Third – when the representation ends, the lawyer should review the file carefully. Return any items that belong to the client at that time, when you probably still have a good address for the client. Items that belong to the client should be returned to the client promptly because they are the property of the client. It is also a good habit to send a termination letter that notes that the representation has ended and that the attorney will proceed no further because the purpose of the representation has ceased. The termination letter could also refer to the file destruction policy and remind the client that the attorney will destroy the file after a period of time.
Fourth – the file destruction plan should make a record of the name of the client, the nature of the representation, and when the file was closed. This information tracks the requirements set forth in Supreme Court Rule 769(a), and this information is useful for screening for potential conflicts of interest that may arise with new clients that walk into your office.
In addition, information about the name of the client and the date the file was closed will allow you to identify the file box and retrieve items and destroy the files periodically when you reach the seven- or ten-year benchmark.1
Additionally, please make sure that you destroy the documents in a manner that will not undermine an attorney’s duty to maintain confidences and secrets. The better practice is to shred or pay for the destruction of the files and records. Do not place the documents in a dumpster or dispose of the documents in a manner that might allow someone else to retrieve or view the items.
In summary, a careful lawyer will have a file destruction program that is explicitly mentioned in the initial engagement letter to the client. The engagement letter should identify the purpose of the representation and the rate and basis of the fee along with a description of the firm’s file destruction policy.
If you are a sole practitioner, you should also create a succession plan and arrange for another lawyer to review your files if you should be unavailable due to serious illness or disability. The ARDC website, www.iardc.org, has information about creating a succession plan.
Such planning is in keeping with the highest calling of our profession as it reflects an abiding concern for the welfare of the clients, and the file destruction program will provide peace of mind to your family and loved ones regarding any tasks associated with closing a law office.
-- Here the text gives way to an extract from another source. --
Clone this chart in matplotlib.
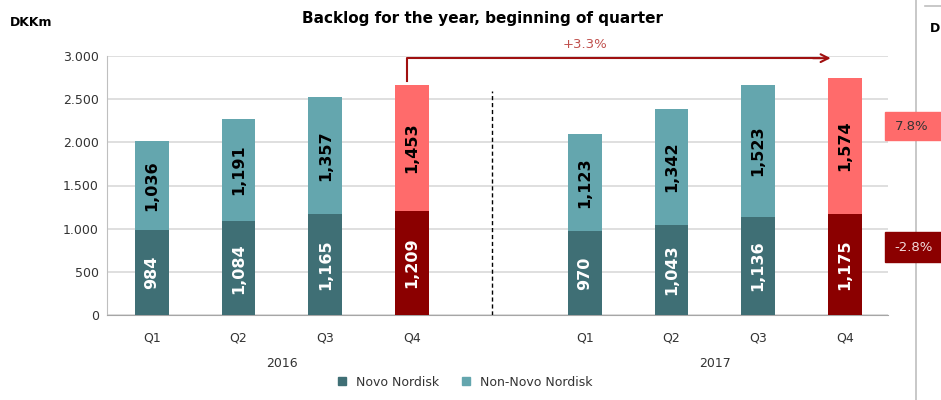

1 There is a divergence of opinion about how long to keep closed files before destruction. Many authors use seven years as a benchmark in part because the Internal Revenue Service uses seven years for tax records. In addition, Illinois Supreme Court Rule 769 (Maintenance of Records) requires attorneys to maintain all financial records related to the practice for seven years. Rule 1.15(a) of the Illinois Rules of Professional Conduct requires an attorney to maintain client trust account records for a period of seven years after the representation has ended. Some authors advocate waiting ten years before destroying files.